# Problem With Ads



## Njaco (Oct 17, 2010)

Anybody having any problem with the ads that load on the forum? There is one in particular which - although it might be my PC dying - is starting to get me p!ssed! I load a page, start reading and then this Bing ad with a search engine reloads and brings me to the top of the page! If I'm reading a post at the bottom of the page, it shoots me to the top, to the ad!! It does the same while I'm posting too which ends up with me submitting whatever I'm writing on the search window!!!

Just wondering if its the ad or my PC.


----------



## DerAdlerIstGelandet (Oct 17, 2010)

Nope I have not seen this yet.


----------



## Gnomey (Oct 17, 2010)

Don't see ads because I have an adblocker so I haven't had any problems.


----------



## Wurger (Oct 17, 2010)

Me too.


----------



## Thorlifter (Oct 17, 2010)

Sorry Njaco. No problems here.


----------



## vikingBerserker (Oct 17, 2010)

Good on this side as well.


----------



## Airframes (Oct 17, 2010)

That's what I've been getting when I've called it 'page jumping'. Every time any ad loads, the bl**dy page shoots to the top, whether I'm typing a reply, viewing a post, or scrolling down. Very irritating !
I've got an ad blocker for other functions, but it doesn't seem to want to play on the forum site.


----------



## Lucky13 (Oct 23, 2010)

All good here fellas.....but then, my PC runs on Guinness and single malts!


----------



## Colin1 (Oct 23, 2010)

It's not just ads
if the page is loading pictures it will jump you back up as well
I thought it was an IE issue, not a forum issue


----------



## Airframes (Oct 23, 2010)

If it's an IE thing, then at least I know it's not my PC ! Still bl**dy annoying though !


----------



## Njaco (Oct 24, 2010)

IE?

Well I think its my PC. Does anybody know, did they make an upgrade from Windows 95?


----------



## wheelsup_cavu (Oct 29, 2010)

Njaco said:


> IE?
> 
> Well I think its my PC. Does anybody know, did they make an upgrade from Windows 95?



It is most assuredly *not* your PC. Bing ads have been playing havoc at the SimHQ forums too.

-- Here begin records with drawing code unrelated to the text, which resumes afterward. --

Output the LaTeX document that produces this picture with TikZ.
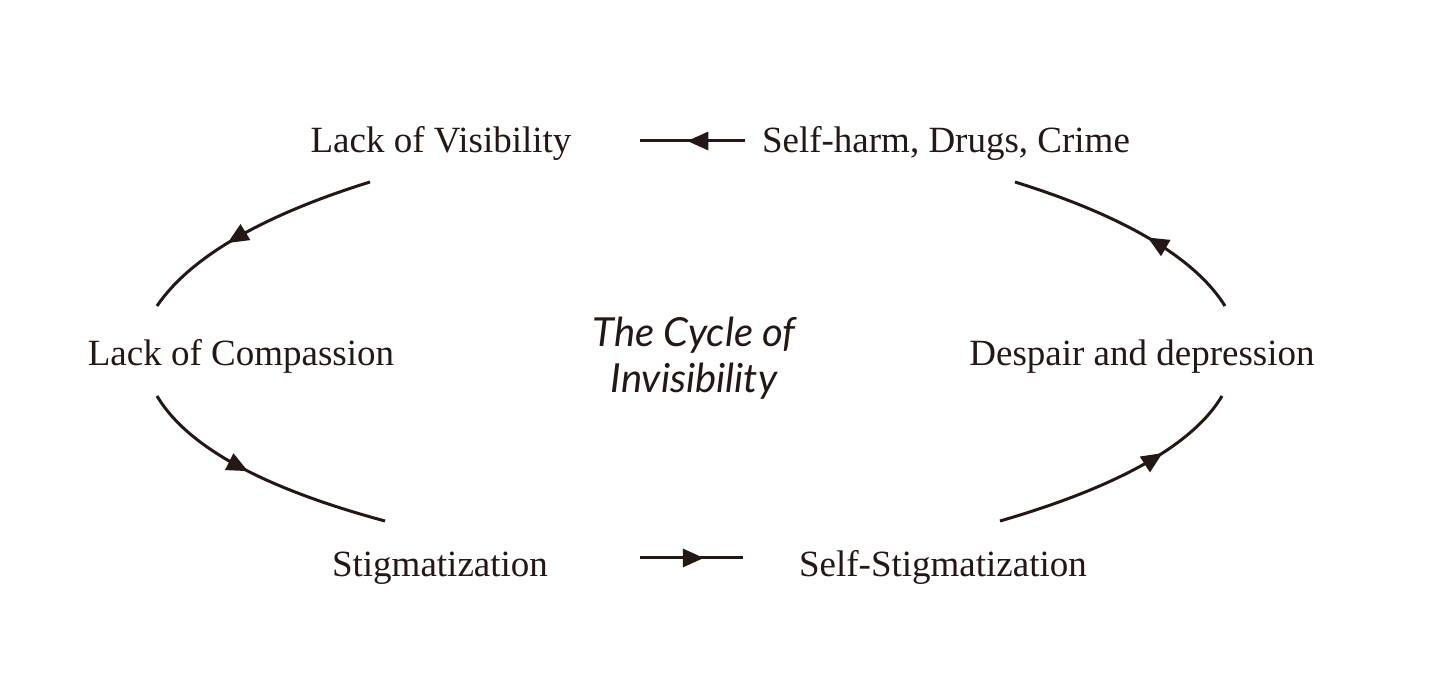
\documentclass[tikz,border=0pt]{standalone}
\usepackage{fontspec}
\setmainfont{Liberation Serif}
\newfontfamily\titlefont{Lato}
\usetikzlibrary{arrows.meta,decorations.markings}
\definecolor{ink}{HTML}{231815}
\tikzset{
  lbl/.style={anchor=base, text=ink, font=\fontsize{18.5}{22}\selectfont, inner sep=0pt},
  ttl/.style={anchor=base, text=ink, align=center, font=\titlefont\itshape\fontsize{20}{23}\selectfont, inner sep=0pt},
  conn/.style={draw=ink, line width=1.5pt,
    decoration={markings, mark=at position #1 with {\arrow[ink]{Triangle[length=10.5pt,width=9pt]}}},
    postaction=decorate},
  conn/.default=0.5
}
\begin{document}
\begin{tikzpicture}[x=0.5pt,y=-0.5pt]
\useasboundingbox[fill=white] (0,0) rectangle (1432,688);
\node[lbl] (vis) at (441,153) {Lack of Visibility};
\node[lbl] (harm) at (946,153) {Self-harm, Drugs, Crime};
\node[lbl] (comp) at (241,366) {Lack of Compassion};
\node[lbl] (desp) at (1142,366) {Despair and depression};
\node[lbl] (stig) at (440,577) {Stigmatization};
\node[lbl] (self) at (943,577) {Self-Stigmatization};
\node[ttl] (title) at (694,393) {The Cycle of\\Invisibility};
% connector end points
\coordinate (harmW) at (745,141);
\coordinate (visE) at (640,141);
\coordinate (visS) at (370,182);
\coordinate (compN) at (157,306);
\coordinate (compS) at (157,396);
\coordinate (stigN) at (385,521);
\coordinate (stigE) at (640,558);
\coordinate (selfW) at (743,558);
\coordinate (selfN) at (1000,521);
\coordinate (despS) at (1222,396);
\coordinate (despN) at (1225,306);
\coordinate (harmS) at (1015,182);
\path[conn=0.55] (harmW) -- (visE);
\path[conn=0.62] (visS) .. controls (280,210) and (195,250) .. (compN);
\path[conn=0.45] (compS) .. controls (192,455) and (285,494) .. (stigN);
\path[conn=0.62] (stigE) -- (selfW);
\path[conn=0.68] (selfN) .. controls (1090,495) and (1187,455) .. (despS);
\path[conn=0.42] (despN) .. controls (1190,250) and (1105,210) .. (harmS);
\end{tikzpicture}
\end{document}
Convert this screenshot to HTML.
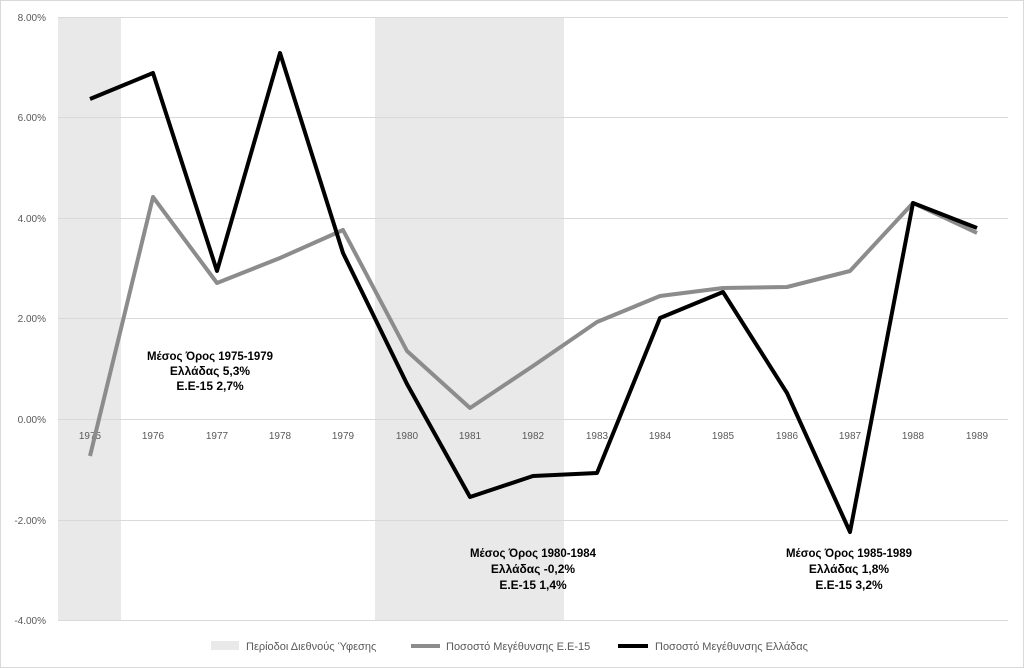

They have blocked them a couple of times on different domains to try to stop them from being seen. On the SimHQ forums the Bing ads are taking the persons mouse to the bottom of the page where the ads are located. You have no control over it and it is very annoying indeed. 
I would supply a link but the complaints are in one of their hidden forums, Site Feedback and Suggestions. Unless you are registered you won't see it.


Wheels


----------



## Wurger (Oct 29, 2010)

Njaco said:


> IE?
> 
> Well I think its my PC. Does anybody know, did they make an upgrade from Windows 95?




Yep.... it is called Windows98SE.


----------



## Colin1 (Oct 30, 2010)

Njaco said:


> Anybody having any problem with the ads that load on the forum?
> 
> Just wondering if its the ad or my PC.


Just downloaded and ran Spybot Search and Destroy - it's free
problem seems to have gone but I'll keep you posted


----------